In past months, FIRE has criticized The New York Times for failing to adequately consider the repercussions for students’ due process rights when covering the steps that institutions of higher education, lawmakers, and the White House are taking to address the problem of campus sexual assault. Yesterday, however, The New York Times published an op-ed by Yale University law professor Jed Rubenfeld which offered a more complete look at the ways in which colleges and universities are failing on this issue, writing that colleges “are simultaneously failing to punish rapists adequately and branding students sexual assailants when no sexual assault occurred.”
In his op-ed, Rubenfeld echoes many of FIRE’s concerns:
Mistaken findings of guilt are a real possibility because the federal government is forcing schools to use a lowered evidentiary standard — the “more likely than not” standard, which is much less exacting than criminal law’s “proof beyond a reasonable doubt” requirement — at their rape trials. At Harvard, 28 law professors recently condemned the university’s new sexual assault procedures for lacking “the most basic elements of fairness and due process” and for being “overwhelmingly stacked against the accused.”
Exacerbating the problem, Rubenfeld argues, is “the illogical message many schools are sending their students about drinking and having sex: that intercourse with someone ‘under the influence’ of alcohol is always rape.” As he notes, students are incapable of consenting when they are incapacitated, a very different state than simply being “under the influence” or “intoxicated.” Rubenfeld also points to the troubling reality of how policies on intoxication and incapacitation are applied:
And what if both parties were under the influence? Asked this question, a Duke University dean answered, “Assuming it is a male and female, it is the responsibility in the case of the male to gain consent.” This answer shows more ideology than logic.

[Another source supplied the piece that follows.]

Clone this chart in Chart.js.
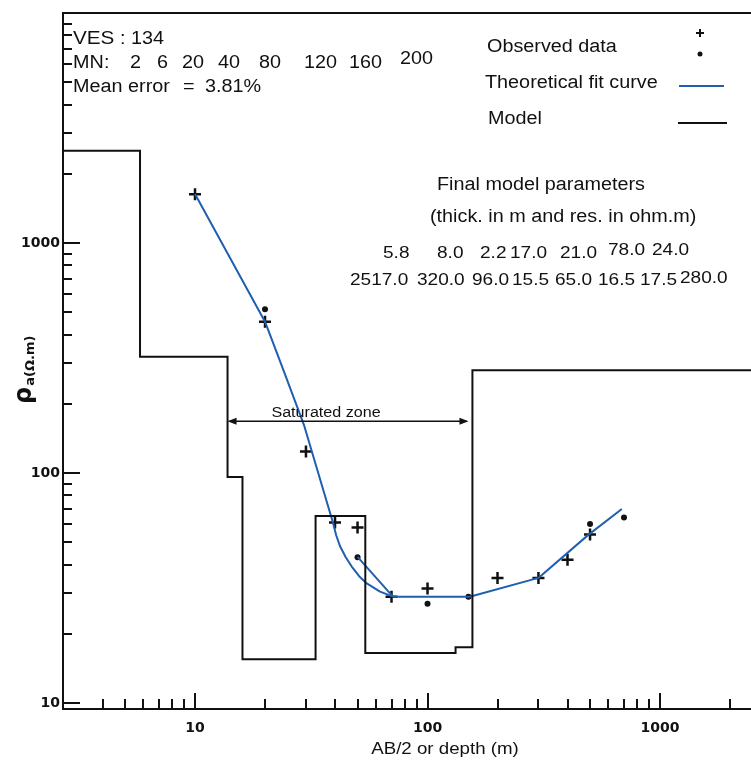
<!DOCTYPE html>
<html>
<head>
<meta charset="utf-8">
<title>VES 134</title>
<script src="https://cdn.jsdelivr.net/npm/chart.js@4.4.0/dist/chart.umd.min.js"></script>
<style>
  html, body { margin: 0; padding: 0; background: #fff; }
  #wrap { width: 751px; height: 764px; }
</style>
</head>
<body>
<div id="wrap"><canvas id="vesChart" width="751" height="764"></canvas></div>
<script>
// observed apparent resistivity (two readings per spacing: crosses and dots)
var crossAB = [10, 20, 30, 40, 50, 70, 100, 200, 300, 400, 500];
var crossRho = [1630, 455, 124, 61, 58, 29, 31.5, 35, 35, 42, 54];
var dotAB = [20, 50, 100, 150, 500, 700];
var dotRho = [515, 43, 27, 29, 60, 64];

// theoretical fit curve as drawn
var fitAB = [10, 20, 24, 29.4, 39.1, 40.5, 42.1, 44.5, 47.2, 50.8, 54.8, 62.5, 71, 152, 300, 490, 685];
var fitRho = [1633, 455, 280, 162, 61.4, 53.5, 47.9, 43.0, 39.2, 35.6, 33.1, 30.5, 29, 29, 35, 53.7, 69.7];
var fitSideAB = [50, 71];
var fitSideRho = [43.2, 29];

// final model parameters
var thickness = [5.8, 8.0, 2.2, 17.0, 21.0, 78.0, 24.0];
var resistivity = [2517.0, 320.0, 96.0, 15.5, 65.0, 16.5, 17.5, 280.0];

var mnSpacing = [2, 6, 20, 40, 80, 120, 160, 200];
var saturatedZone = [13.8, 150];
var saturatedRho = 168;

var xTicks = [10, 100, 1000];
var yTicks = [10, 100, 1000];
var X_MIN = 2.705, X_MAX = 2462;
var Y_MIN = 9.42, Y_MAX = 10000;

var BLUE = '#1f5fb0';
var INK = '#111111';

function pts(xs, ys) {
    return xs.map(function(x, i) { return { x: x, y: ys[i] }; });
}

// step line of the layered model: horizontal at each layer's resistivity, down to the next
var modelPoints = [{ x: X_MIN, y: resistivity[0] }];
var depth = 0;
thickness.forEach(function(t, i) {
    depth += t;
    modelPoints.push({ x: depth, y: resistivity[i + 1] });
});
modelPoints.push({ x: X_MAX, y: resistivity[resistivity.length - 1] });

function txt(c, s, x, y, size, sx, weight, align) {
    c.save();
    c.font = (weight || 'normal') + ' ' + size + 'px "Liberation Sans", Arial, sans-serif';
    c.fillStyle = INK;
    c.textAlign = align || 'left';
    c.textBaseline = 'alphabetic';
    c.translate(x, y);
    c.scale(sx, 1);
    c.fillText(s, 0, 0);
    c.restore();
}

function decadeValues(min, max, from) {
    var out = [];
    for (var k = 1; k <= 10000; k *= 10) {
        for (var m = 1; m <= 9; m++) {
            var v = m * k;
            if (v >= min && v <= max && v >= from) out.push({ v: v, major: m === 1 });
        }
    }
    return out;
}

var decorPlugin = {
    id: 'decor',
    afterDraw: function(chart) {
        var c = chart.ctx;
        var a = chart.chartArea;
        var xs = chart.scales.x, ys = chart.scales.y;

        c.save();
        c.strokeStyle = INK;
        c.lineWidth = 2;
        // top frame
        c.beginPath();
        c.moveTo(a.left - 1, a.top);
        c.lineTo(a.right, a.top);
        c.stroke();

        // inward tick marks
        decadeValues(X_MIN, X_MAX, 4).forEach(function(t) {
            var px = Math.round(xs.getPixelForValue(t.v));
            c.beginPath();
            c.moveTo(px, a.bottom);
            c.lineTo(px, a.bottom - (t.major ? 16 : 10));
            c.stroke();
        });
        decadeValues(Y_MIN, Y_MAX, 1).forEach(function(t) {
            var py = Math.round(ys.getPixelForValue(t.v));
            c.beginPath();
            c.moveTo(a.left, py);
            c.lineTo(a.left + (t.major ? 17 : 9), py);
            c.stroke();
        });

        // saturated zone arrow
        var x1 = xs.getPixelForValue(saturatedZone[0]);
        var x2 = xs.getPixelForValue(saturatedZone[1]);
        var ay = ys.getPixelForValue(saturatedRho);
        c.lineWidth = 1.5;
        c.beginPath();
        c.moveTo(x1 + 2, ay);
        c.lineTo(x2 - 2, ay);
        c.stroke();
        c.fillStyle = INK;
        c.beginPath();
        c.moveTo(x1, ay); c.lineTo(x1 + 9, ay - 3.5); c.lineTo(x1 + 9, ay + 3.5); c.closePath();
        c.moveTo(x2, ay); c.lineTo(x2 - 9, ay - 3.5); c.lineTo(x2 - 9, ay + 3.5); c.closePath();
        c.fill();
        txt(c, 'Saturated zone', (x1 + x2) / 2 - 22, ay - 4, 14, 1.15, 'normal', 'center');

        // header block
        txt(c, 'VES', 73, 44, 18, 1.15);
        txt(c, ':', 120, 44, 18, 1.1);
        txt(c, '134', 131, 44, 18, 1.1);
        txt(c, 'MN', 73, 68, 18, 1.1);
        txt(c, ':', 104, 68, 18, 1.1);
        var mnX = [130, 157, 182, 218, 259, 304, 349, 400];
        mnSpacing.forEach(function(v, i) {
            txt(c, String(v), mnX[i], i === mnSpacing.length - 1 ? 64 : 68, 18, 1.1);
        });
        txt(c, 'Mean error', 73, 92, 18, 1.1);
        txt(c, '=', 183, 92, 18, 1.1);
        txt(c, '3.81%', 205, 92, 18, 1.1);

        // legend
        txt(c, 'Observed data', 487, 52, 18, 1.1);
        c.lineWidth = 2;
        c.beginPath();
        c.moveTo(696, 33); c.lineTo(704, 33);
        c.moveTo(700, 29); c.lineTo(700, 37);
        c.stroke();
        c.beginPath();
        c.arc(700, 54, 2.5, 0, Math.PI * 2);
        c.fill();
        txt(c, 'Theoretical fit curve', 485, 88, 18, 1.1);
        c.strokeStyle = BLUE;
        c.beginPath(); c.moveTo(679, 86); c.lineTo(724, 86); c.stroke();
        txt(c, 'Model', 488, 124, 18, 1.1);
        c.strokeStyle = INK;
        c.beginPath(); c.moveTo(678, 123); c.lineTo(727, 123); c.stroke();

        // final model parameters
        txt(c, 'Final model parameters', 437, 190, 18, 1.1);
        txt(c, '(thick. in m and res. in ohm.m)', 430, 222, 18, 1.1);
        var thX = [383, 437, 480, 510, 560, 608, 652];
        thickness.forEach(function(v, i) {
            txt(c, v.toFixed(1), thX[i], i >= 5 ? 255 : 258, 17, 1.12);
        });
        var reX = [350, 417, 472, 512, 555, 598, 640, 680];
        resistivity.forEach(function(v, i) {
            txt(c, v.toFixed(1), reX[i], i === 7 ? 283 : 285, 17, 1.12);
        });

        // axis titles
        txt(c, 'AB/2 or depth (m)', 445, 754, 17, 1.1, 'normal', 'center');
        c.save();
        c.translate(31, 404);
        c.rotate(-Math.PI / 2);
        c.fillStyle = INK;
        c.textAlign = 'left';
        c.font = 'bold 24px "DejaVu Sans", sans-serif';
        c.fillText('ρ', 0, 0);
        var w = c.measureText('ρ').width;
        c.font = 'bold 13px "DejaVu Sans", sans-serif';
        c.fillText('a(Ω.m)', w + 1, 3);
        c.restore();

        c.restore();
    }
};

var tickFont = { family: 'DejaVu Sans', size: 14, weight: 'bold' };

var ctx = document.getElementById('vesChart').getContext('2d');
var myChart = new Chart(ctx, {
    type: 'line',
    data: {
        datasets: [{
            label: 'Model',
            data: modelPoints,
            stepped: 'before',
            borderColor: INK,
            borderWidth: 2,
            pointRadius: 0,
            fill: false
        }, {
            label: 'Theoretical fit curve',
            data: pts(fitAB, fitRho),
            borderColor: BLUE,
            borderWidth: 2,
            pointRadius: 0,
            tension: 0,
            borderJoinStyle: 'round',
            fill: false
        }, {
            label: 'Theoretical fit curve (branch)',
            data: pts(fitSideAB, fitSideRho),
            borderColor: BLUE,
            borderWidth: 2,
            pointRadius: 0,
            fill: false
        }, {
            label: 'Observed data +',
            data: pts(crossAB, crossRho),
            showLine: false,
            pointStyle: 'cross',
            pointRadius: 6,
            borderColor: INK,
            borderWidth: 2.5
        }, {
            label: 'Observed data •',
            data: pts(dotAB, dotRho),
            showLine: false,
            pointStyle: 'circle',
            pointRadius: 3,
            backgroundColor: INK,
            borderColor: INK,
            borderWidth: 0
        }]
    },
    options: {
        responsive: false,
        animation: false,
        layout: { autoPadding: false, padding: { top: 13, right: 0, bottom: 0, left: 0 } },
        plugins: {
            legend: { display: false },
            tooltip: { enabled: false }
        },
        scales: {
            x: {
                type: 'logarithmic',
                position: 'bottom',
                min: X_MIN,
                max: X_MAX,
                afterFit: function(s) { s.height = 55; },
                afterBuildTicks: function(s) {
                    s.ticks = xTicks.map(function(v) { return { value: v }; });
                },
                ticks: {
                    autoSkip: false,
                    maxRotation: 0,
                    padding: 11,
                    color: INK,
                    font: tickFont,
                    callback: function(v) { return String(v); }
                },
                grid: { display: false, drawTicks: false },
                border: { display: true, color: INK, width: 2 }
            },
            y: {
                type: 'logarithmic',
                min: Y_MIN,
                max: Y_MAX,
                afterFit: function(s) { s.width = 63; },
                afterBuildTicks: function(s) {
                    s.ticks = yTicks.map(function(v) { return { value: v }; });
                },
                ticks: {
                    autoSkip: false,
                    padding: 3,
                    color: INK,
                    font: tickFont,
                    callback: function(v) { return String(v); }
                },
                grid: { display: false, drawTicks: false },
                border: { display: true, color: INK, width: 2 }
            }
        }
    },
    plugins: [decorPlugin]
});
</script>
</body>
</html>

Overly broad policies regarding alcohol consumption and requirements that students receive affirmative, ongoing consent allow for students to be found guilty of sexual assault even if the sexual encounter in question was consensual. This, Rubenfeld writes, not only puts students in danger of being wrongfully punished, but also undermines the fight against actual sexual assault and trivializes the experiences of victims.
Rubenfeld says that if colleges and universities “are genuinely interested in preventing sexual assault, they need to overhaul how they think about assault and what they do about it. Prevention, rather than adjudication, should be a college’s priority.” To that end, they must involve law enforcement in sexual assault cases. He writes:
Even expulsion is radically deficient. It leaves serial rapists free to rape elsewhere, while their crimes are kept private under confidentiality rules. If college rape trials become a substitute for criminal prosecution, they will paradoxically help rapists avoid the punishment they deserve and require in order for rape to be deterred.
This is especially important because, as he notes, so many sex crimes are committed by repeat offenders.